Pour répondre à la demande du gouvernement, ses équipes se sont attelées pendant des mois à cartographier précisément les besoins, en interrogeant une centaine d'entreprises représentatives des acteurs et sous-traitants de la filière. Leur rapport, baptisé « Match », sera remis aujourd'hui aux ministres de l'Industrie et de la Transition énergétique, qui devront accompagner les efforts de recrutement comme de formation. Il détaille avec précision les besoins à venir, à court, moyen comme à plus long terme, sur 20 segments de métiers. « Nous l'actualiserons chaque année afin d'avoir une vision d'ensemble, structurée, sur la base de l'ensemble des plans de charge des entreprises », détaille Olivier Bard.
Anticiper, former, planifier
La lecture du rapport le confirme : les besoins sont tels qu'ils exigent « des actions imminentes », les recrutements devant commencer dès 2023. Certains métiers, parce qu'ils interviendront les premiers sur le futur parc, sont déjà en croissance rapide : forge, fonderie, chaudronnerie, les métiers du génie civil, les prestations intellectuelles qui représenteront « 16 000 à 17 000 emplois », pour réaliser les études (de sûreté, de conception, mécaniques?) associées aux projets.
D'autres n'interviendront que plus tard. « L'exemple le plus évident est celui des matériels de ventilation et de climatisation, en train d'être installés sur la centrale Hinckley Point, en Grande-Bretagne, et ne le seront sur les nouveaux réacteurs qu'à la fin de la décennie. Cela pose le problème du maintien des compétences dans l'intervalle, et de la montée en puissance ensuite. »
Si les filières de formation existent, il faut à court terme s'assurer de les remplir, en mettant en avant l'attractivité des métiers concernés. Le 15 mai, l'Université des métiers du nucléaire (UMN) présentera son plan d'action. « C'est une manière de sonner la mobilisation générale, pour qu'on puisse faire face collectivement aux grands défis industriels », explique le cabinet du ministre de l'Industrie. D'ici l'été, un audit externe sera conduit par le délégué interministériel au Nouveau Nucléaire, Joël Barre, ancien patron de la Direction générale de l'armement (DGA), nommé il y a quelques mois, pour compléter cette planification et « vérifier qu'il n'y a pas de trous dans la raquette », confie le cabinet d'Agnès Pannier-Runacher.

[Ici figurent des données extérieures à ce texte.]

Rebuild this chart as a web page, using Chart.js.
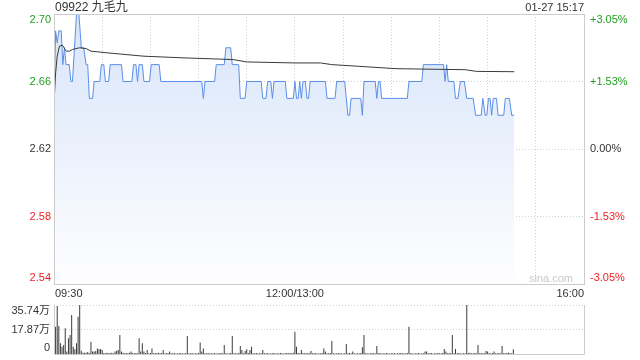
<!DOCTYPE html>
<html><head><meta charset="utf-8">
<script src="https://cdn.jsdelivr.net/npm/chart.js@4.4.0/dist/chart.umd.min.js"></script>
<style>
html,body{margin:0;padding:0;background:#fff;}
#wrap{position:relative;width:640px;height:360px;overflow:hidden;}
#c1{position:absolute;left:0;top:0;}
#c2{position:absolute;left:0;top:300px;}
</style></head><body>
<div id="wrap"><canvas id="c1" width="640" height="300"></canvas><canvas id="c2" width="640" height="60"></canvas></div>
<script>
// ---------- data ----------
const titleText = '09922 九毛九';
const dateText = '01-27 15:17';
const prevClose = 2.62;
const yTicks = [2.54, 2.58, 2.62, 2.66, 2.70];
const pctLabels = ['-3.05%', '-1.53%', '0.00%', '+1.53%', '+3.05%'];
const xGrid = [0, 30, 60, 90, 120, 150, 180, 210, 240, 270, 300, 330];
const xLabelMinutes = [0, 150, 330];
const xLabelTexts = ['09:30', '12:00/13:00', '16:00'];

// price line vertices (minutes since 09:30, trading time)
const priceTimes = [0,1,2,3,4.5,5.5,6.5,7.5,9.5,10.5,11.5,14,15.5,17,18.5,20,21,22,24,25,28.5,29.5,31,32,34,35,42,43,48.5,49.5,51,52,53,55,56,59.5,60.5,65.5,66.5,92,93,94,100,101,106,107,110,111,115,116,119,120,129,130,132,133,135,136,137,144,145,149,150,151,152,153,154,155,156.5,157.5,158.5,159.5,169,170,175,176,181,183,184,185,191,192,193,200,201,202,203,204,220,221,229,230,242.5,243.5,244.5,245.5,249,250,251.5,253,255.5,257,261,262.5,266,267,268.5,269.5,270.5,271.5,272.5,273.5,275.5,276.5,280,281,283.5,285,286.5];
const prices = [2.647,2.69,2.683,2.69,2.69,2.67,2.68,2.67,2.67,2.66,2.66,2.70,2.70,2.68,2.68,2.67,2.67,2.65,2.65,2.66,2.66,2.67,2.67,2.66,2.66,2.67,2.67,2.66,2.66,2.67,2.67,2.66,2.67,2.67,2.66,2.66,2.67,2.67,2.66,2.66,2.65,2.66,2.66,2.67,2.67,2.68,2.68,2.67,2.67,2.65,2.65,2.66,2.66,2.65,2.65,2.66,2.66,2.65,2.66,2.66,2.65,2.65,2.66,2.65,2.65,2.66,2.65,2.66,2.66,2.65,2.65,2.66,2.66,2.65,2.65,2.66,2.66,2.64,2.64,2.65,2.65,2.64,2.66,2.66,2.65,2.66,2.66,2.65,2.65,2.66,2.66,2.67,2.67,2.66,2.67,2.66,2.66,2.65,2.65,2.66,2.66,2.65,2.65,2.64,2.64,2.65,2.64,2.64,2.65,2.65,2.64,2.65,2.65,2.64,2.64,2.65,2.65,2.64,2.64];

// average price line vertices
const avgTimes = [0,1,2,3.4,5.3,7.6,9.7,11.5,16,20,23,33,56,81,111.5,120,150,166,173,190,213,256,263,286.5];
const avgPrices = [2.647,2.665,2.675,2.681,2.6815,2.678,2.678,2.679,2.680,2.6795,2.678,2.677,2.675,2.674,2.673,2.6716,2.671,2.671,2.670,2.669,2.6676,2.667,2.666,2.6658];

// volume per minute (万股)
const volMax = 35.74;
const volumes = [
11.4,19.9,35.0,20.4,7.8,5.3,6.5,18.7,1.8,11.4,
13.9,28.4,5.3,3.4,7.8,27.2,35.74,2.4,1.0,1.0,
1.0,1.5,0.8,9.0,1.8,1.8,2.2,4.1,3.4,3.6,
2.9,0.8,0.6,1.0,0.5,0.7,0.9,0.6,1.8,2.4,
2.9,13.9,1.8,1.0,0.6,0.8,0.5,0.9,1.8,0.7,
0.6,0.8,0.5,11.4,1.8,7.8,1.8,0.7,2.9,0.6,
0.8,4.1,0.5,0.7,0.6,0.9,0.5,0.8,2.9,0.6,
0.5,0.7,1.8,0.6,0.5,0.8,0.4,0.6,0.7,0.5,
0.6,0.4,0.7,13.1,0.6,0.5,0.8,0.4,0.6,0.5,
0.7,8.3,1.8,4.1,0.6,0.5,0.7,0.4,0.6,0.5,
0.8,0.4,0.6,0.5,0.7,0.6,6.6,0.5,0.4,0.6,
0.7,13.1,0.5,0.6,0.4,0.7,5.8,2.9,0.6,2.2,
3.4,0.7,2.9,5.3,0.6,0.5,0.7,0.4,0.6,0.5,
2.9,0.6,0.5,0.7,0.4,0.6,0.5,0.7,0.4,0.6,
0.5,0.7,0.6,0.4,0.5,0.7,0.6,0.8,0.5,0.9,
16.3,5.3,0.8,0.6,2.9,0.7,0.5,0.6,0.8,0.5,
2.2,0.6,0.5,0.7,0.4,0.6,0.5,0.8,4.1,1.8,
0.6,0.5,0.7,9.5,0.6,0.4,0.5,0.7,0.6,0.5,
0.4,0.6,7.3,0.5,0.7,0.6,1.8,0.5,0.4,0.6,
0.5,0.7,4.9,13.9,0.6,0.5,0.4,0.6,0.7,0.5,
0.6,5.8,0.5,0.7,0.4,0.6,0.5,0.7,0.6,0.4,
0.5,0.6,0.7,0.4,0.5,0.6,0.8,0.5,0.6,0.4,
0.7,19.9,0.6,0.5,0.4,0.6,0.5,0.7,0.4,0.6,
0.5,1.8,1.8,0.6,0.5,0.7,0.4,0.6,0.5,0.7,
0.6,0.5,0.8,3.6,1.8,0.6,0.7,0.5,13.9,0.6,
3.6,0.5,0.7,0.6,0.4,0.6,0.5,35.74,0.8,1.0,
0.6,0.5,0.7,0.6,6.6,0.5,0.7,0.6,0.5,2.2,
1.8,0.6,0.5,0.7,1.8,0.6,0.5,0.7,0.6,5.8,
0.6,0.5,0.7,1.0,0.6,0.5,3.4
];
const volTicks = [0, volMax / 2, volMax];

// ---------- styles ----------
const FONT = 'Arial, "Liberation Sans", "Noto Sans CJK SC", sans-serif';
const GREEN = '#1f9f1f', RED = '#ee2222', DARK = '#333333';
const GRID = '#d2d2d2', BORDER = '#cccccc';

function clampY(py, a) { return Math.min(Math.max(py, a.top + 6), a.bottom - 6); }

const mainPlugin = {
  id: 'mainDeco',
  afterDraw(chart) {
    const { ctx, chartArea: a, scales: { x, y } } = chart;
    ctx.save();
    ctx.strokeStyle = BORDER; ctx.lineWidth = 1; ctx.setLineDash([]);
    ctx.strokeRect(a.left + 0.5, a.top + 0.5, a.right - a.left, a.bottom - a.top);
    ctx.font = '11px ' + FONT;
    ctx.textBaseline = 'middle';
    yTicks.forEach((v, i) => {
      const py = clampY(y.getPixelForValue(v), a);
      const col = v > prevClose + 1e-9 ? GREEN : (v < prevClose - 1e-9 ? RED : DARK);
      ctx.fillStyle = col;
      ctx.textAlign = 'right';
      ctx.fillText(v.toFixed(2), a.left - 3, py);
      ctx.textAlign = 'left';
      ctx.fillText(pctLabels[i], a.right + 6, py);
    });
    ctx.fillStyle = DARK;
    xLabelMinutes.forEach((m, i) => {
      const px = x.getPixelForValue(m);
      ctx.textAlign = i === 0 ? 'left' : (i === xLabelMinutes.length - 1 ? 'right' : 'center');
      ctx.fillText(xLabelTexts[i], i === 0 ? px + 1 : px, a.bottom + 10);
    });
    ctx.textAlign = 'right';
    ctx.fillText(dateText, a.right, 8);
    ctx.font = '12px ' + FONT;
    ctx.textAlign = 'left';
    ctx.fillText(titleText, a.left + 1, 8);
    ctx.font = '11px ' + FONT;
    ctx.fillStyle = '#c8c8c8';
    ctx.textAlign = 'right';
    ctx.fillText('sina.com', a.right - 11, a.bottom - 5);
    ctx.restore();
  }
};

new Chart(document.getElementById('c1'), {
  type: 'line',
  data: {
    datasets: [
      {
        data: avgTimes.map((t, i) => ({ x: t, y: avgPrices[i] })),
        borderColor: '#3a3a3a', borderWidth: 1, pointRadius: 0, tension: 0, fill: false
      },
      {
        data: priceTimes.map((t, i) => ({ x: t, y: prices[i] })),
        borderColor: '#5a8ee8', borderWidth: 1, pointRadius: 0, tension: 0,
        fill: 'start',
        backgroundColor: (ctx) => {
          const a = ctx.chart.chartArea;
          if (!a) return 'rgba(220,232,250,1)';
          const g = ctx.chart.ctx.createLinearGradient(0, a.top, 0, a.bottom);
          g.addColorStop(0, 'rgba(216,229,250,1)');
          g.addColorStop(1, 'rgba(254,254,255,1)');
          return g;
        }
      }
    ]
  },
  options: {
    responsive: false, animation: false,
    layout: { padding: { top: 14, right: 56, left: 0, bottom: 0 } },
    plugins: { legend: { display: false }, tooltip: { enabled: false } },
    scales: {
      x: {
        type: 'linear', min: 0, max: 330,
        afterBuildTicks: s => { s.ticks = xGrid.map(v => ({ value: v })); },
        ticks: { display: false },
        grid: { color: GRID, lineWidth: 1, drawTicks: false },
        border: { display: false, dash: [1, 2] },
        afterFit: s => { s.height = 16; }
      },
      y: {
        type: 'linear', min: yTicks[0], max: yTicks[yTicks.length - 1], position: 'left',
        afterBuildTicks: s => { s.ticks = yTicks.map(v => ({ value: v })); },
        ticks: { display: false },
        grid: { color: GRID, lineWidth: 1, drawTicks: false },
        border: { display: false, dash: [1, 2] },
        afterFit: s => { s.width = 54; }
      }
    }
  },
  plugins: [mainPlugin]
});

const volPlugin = {
  id: 'volDeco',
  afterDraw(chart) {
    const { ctx, chartArea: a, scales: { y } } = chart;
    ctx.save();
    ctx.strokeStyle = BORDER; ctx.lineWidth = 1; ctx.setLineDash([]);
    ctx.beginPath();
    ctx.moveTo(a.left + 0.5, a.top); ctx.lineTo(a.left + 0.5, a.bottom + 0.5);
    ctx.lineTo(a.right + 0.5, a.bottom + 0.5); ctx.lineTo(a.right + 0.5, a.top);
    ctx.stroke();
    ctx.font = '11px ' + FONT;
    ctx.textBaseline = 'middle';
    ctx.textAlign = 'right';
    ctx.fillStyle = DARK;
    volTicks.forEach(v => {
      const py = clampY(y.getPixelForValue(v), a);
      ctx.fillText(v === 0 ? '0' : v.toFixed(2) + '万', a.left - 4, py);
    });
    ctx.restore();
  }
};

new Chart(document.getElementById('c2'), {
  type: 'bar',
  data: {
    datasets: [{
      data: volumes.map((v, i) => ({ x: i, y: v })),
      backgroundColor: '#3c3c3c', borderWidth: 0, barThickness: 1, inflateAmount: 0
    }]
  },
  options: {
    responsive: false, animation: false,
    layout: { padding: { top: 5, right: 56, left: 0, bottom: 0 } },
    plugins: { legend: { display: false }, tooltip: { enabled: false } },
    scales: {
      x: {
        type: 'linear', min: 0, max: 330, offset: false,
        ticks: { display: false },
        grid: { display: false },
        border: { display: false },
        afterFit: s => { s.height = 6; }
      },
      y: {
        type: 'linear', min: 0, max: volMax,
        afterBuildTicks: s => { s.ticks = volTicks.slice(1).map(v => ({ value: v })); },
        ticks: { display: false },
        grid: { color: GRID, lineWidth: 1, drawTicks: false },
        border: { display: false, dash: [1, 2] },
        afterFit: s => { s.width = 54; }
      }
    }
  },
  plugins: [volPlugin]
});
</script>
</body></html>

La future loi de programmation sur l'énergie et le climat, attendue au plus tard à l'automne, sera déterminante pour aider la filière à se remettre sur pied : « Pour mener à bien ces embauches, dont le coût se calcule en milliards, les industriels ont besoin de commandes, et de visibilité », prévient Olivier Bard. À un terme qui dépasse de très loin l'horizon du quinquennat? Pour la classe politique, une autre nouveauté.